Nós começamos uma discussão engraçada semelhante àquelas do passado. Tomei partido de minha banda favorita e zombei do ciúmes dele até não poder mais.

— Finalmente já chegamos em Nova Canaã. Eu morreria se precisasse ouvi-la descrever outra vez como você sonhava em se casar com o tal Max — desdenhou mau humorado e para raiva dele, eu ri. — Aceite seu destino querida, você enviou aquela carta aos quatorze anos pedindo ele em casamento e foi rejeitada, não é?

Victor tinha razão e eu dei risada por lembrar de como fiquei chateada por ter sido desprezada na época.
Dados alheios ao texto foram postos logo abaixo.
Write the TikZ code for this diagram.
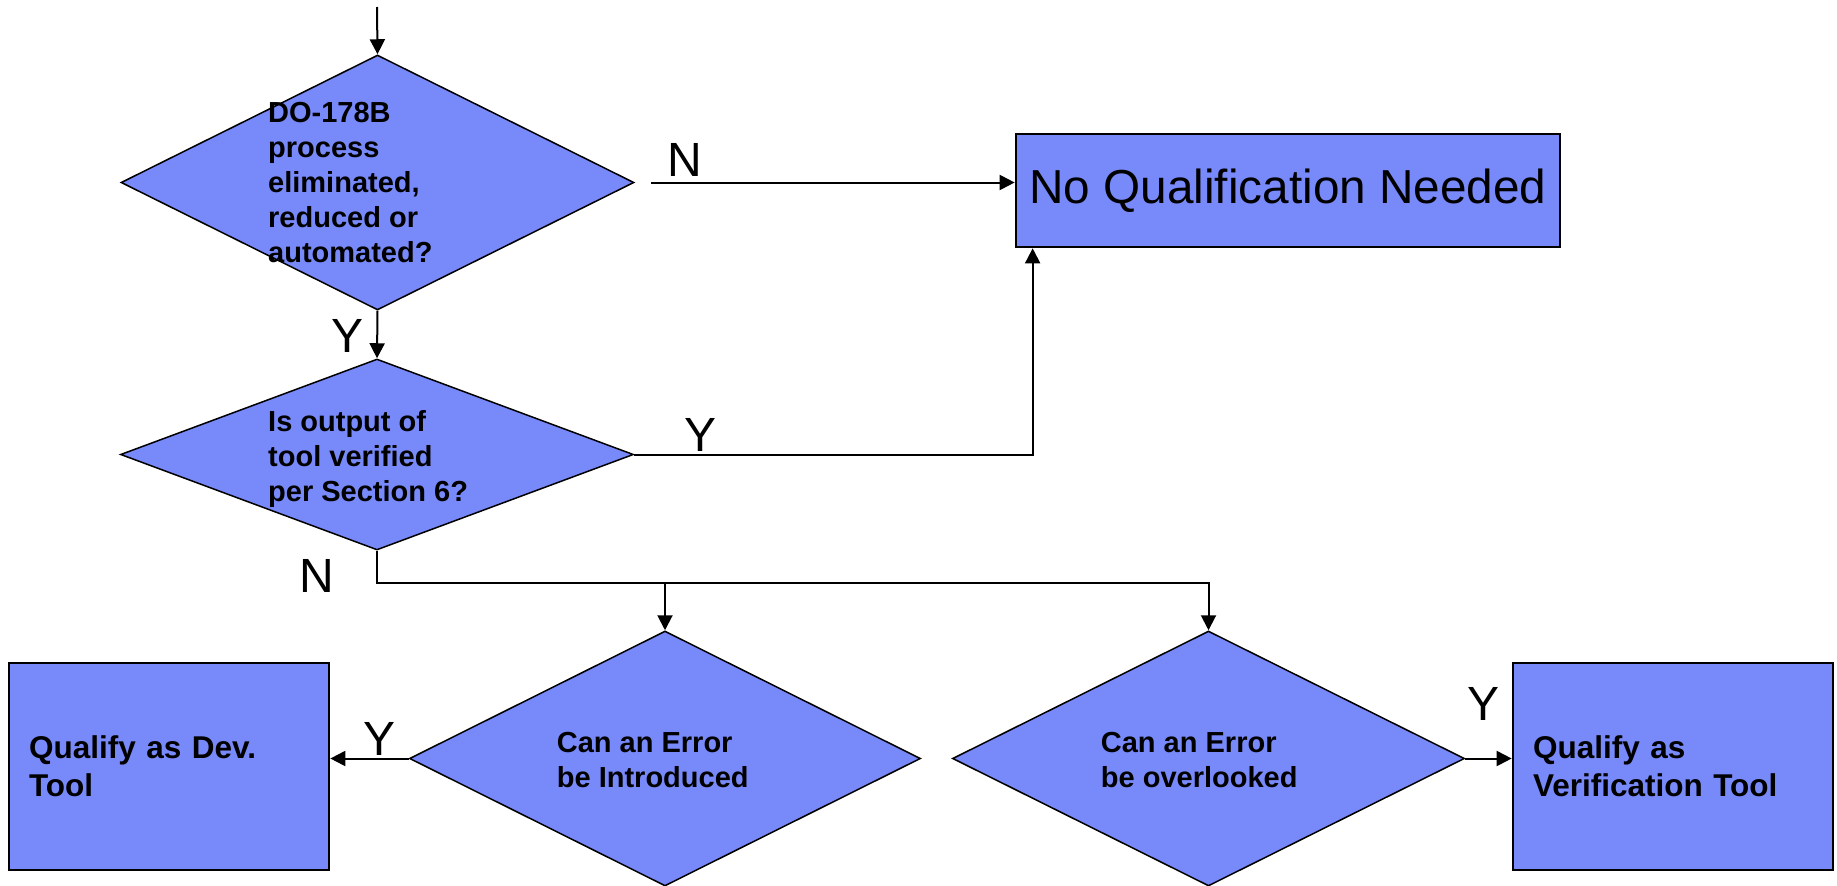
\documentclass[tikz,border=0pt]{standalone}
\usepackage{fontspec}
\setmainfont{Liberation Sans}
\usepackage{tikz}
\usetikzlibrary{shapes,arrows.meta}
\definecolor{qblue}{RGB}{120,137,250}

\begin{document}
\begin{tikzpicture}[x=1pt,y=-1pt]
	\tikzset{decision/.style={diamond,draw,fill=qblue,line width=1.5pt,inner sep=0pt}}
	\tikzset{outcome/.style={rectangle,draw,fill=qblue,line width=2.7pt}}
	\tikzset{question/.style={align=left,anchor=west,inner sep=0pt,font=\bfseries\fontsize{29}{35}\selectfont}}
	\tikzset{verdict/.style={outcome,minimum width=320pt,minimum height=207pt,text width=280pt,inner xsep=20pt,align=left,font=\bfseries\fontsize{31.5}{38}\selectfont}}
	\tikzset{answer/.style={inner sep=0pt,font=\fontsize{48}{56}\selectfont}}
	\tikzset{flow/.style={line width=2pt,-{Triangle[length=15pt,width=15pt]}}}
	\useasboundingbox (0,0) rectangle (1837,886);
	\node[decision,minimum width=513pt,minimum height=255pt] (d1) at (377.5,182.5) {};
	\node[decision,minimum width=513pt,minimum height=191pt] (d2) at (377,454.5) {};
	\node[decision,minimum width=511pt,minimum height=255pt] (d3) at (665,758.5) {};
	\node[decision,minimum width=512pt,minimum height=255pt] (d4) at (1208.5,758.5) {};
	\node[question] (q1) at (268,182.8) {DO-178B\\process\\eliminated,\\reduced or\\automated?};
	\node[question] (q2) at (268,459.2) {Is output of\\tool verified\\per Section 6?};
	\node[question] (q3) at (556.7,759.7) {Can an Error\\be Introduced};
	\node[question] (q4) at (1100.7,759.7) {Can an Error\\be overlooked};
	\node[outcome,minimum width=544pt,minimum height=113pt,inner xsep=8pt,font=\fontsize{47.7}{56}\selectfont] (nqn) at (1288,190.5) {No Qualification Needed};
	\node[verdict] (dev) at (169,766.5) {Qualify as Dev.\\Tool};
	\node[verdict] (ver) at (1673,766.5) {Qualify as\\Verification Tool};
	\coordinate (entry) at (377,7);
	\coordinate (fork) at (377,583);
	\draw[flow] (entry) -- (d1.north);
	\draw[flow] ([xshift=16pt]d1.east) -- (d1.east -| nqn.west);
	\draw[flow] (d1.south) -- (d2.north);
	\draw[flow] (d2.east) -| ([xshift=18pt]nqn.south west);
	\draw[flow] (d2.south) -- (fork) -| (d4.north);
	\draw[flow] (fork -| d3.north) -- (d3.north);
	\draw[flow] (d3.west) -- (d3.west -| dev.east);
	\draw[flow] (d4.east) -- (d4.east -| ver.west);
	\node[answer] (n1) at (684.5,160) {N};
	\node[answer] (y1) at (348,335.5) {Y};
	\node[answer] (y2) at (700.5,435) {Y};
	\node[answer] (n2) at (316.5,575.5) {N};
	\node[answer] (y3) at (380,738.5) {Y};
	\node[answer] (y4) at (1483,703.5) {Y};
\end{tikzpicture}
\end{document}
— Deus deu a todos os membros da banda esposas boas e muitos filhos. Se quer saber, eu já me contentei com a condição de apenas fã. — Sequei uma lágrima dos olhos, após gastar todo o meu estoque de gargalhadas.

Victor fez uma careta, também se divertindo com as minhas brincadeiras.

— Eles são azarados por não terem lido a sua carta. Você também daria uma excelente esposa — elogiou fazendo minhas bochechas queimarem. — E curioso, agora que estão todos em um matrimônio seguro, eu posso até apreciar a música.

— Desculpe, eu não pretendia despertar seu ciúme assim tão cedo. Ontem já foi o suficiente — zombei e notei quando ele engoliu com dificuldade.

— Foi bom você ter falado isso, pois precisamos conversar — alertou transformando todo o tom cômico em sério.

Victor aproveitou o fato de ter estacionado com o carro em frente a uma bela casinha e após soltar o cinto de segurança me encarou fixamente.

— Já chegamos? Espere, você não vai me mandar descer do carro e voltar para Santa Fé a pé só porque eu daria o nome de "Max" se tivéssemos um menino, não é? — questionei engraçadinha e ele negou rapidamente.

— Sim, chegamos, mas antes de entrarmos, eu gostaria de te pedir perdão — começou me causando estranheza com sua inusitada atitude. — Ontem quando estávamos sozinhos, eu toquei você de maneira inapropriada. Fui levado pelo meus impulsos e agi como o antigo Victor. — Soltou um suspiro e olhou para baixo. — Tenho grandes dificuldades de enxergá-a apenas como a mãe da minha filha. Mas eu te prometo, Sarah, não vou mais tratá-la como se fosse minha propriedade, muito menos farei qualquer coisa para desrespeitá-la outra vez. Você é minha irmã em Cristo e deve ser tratada com toda a pureza e respeito.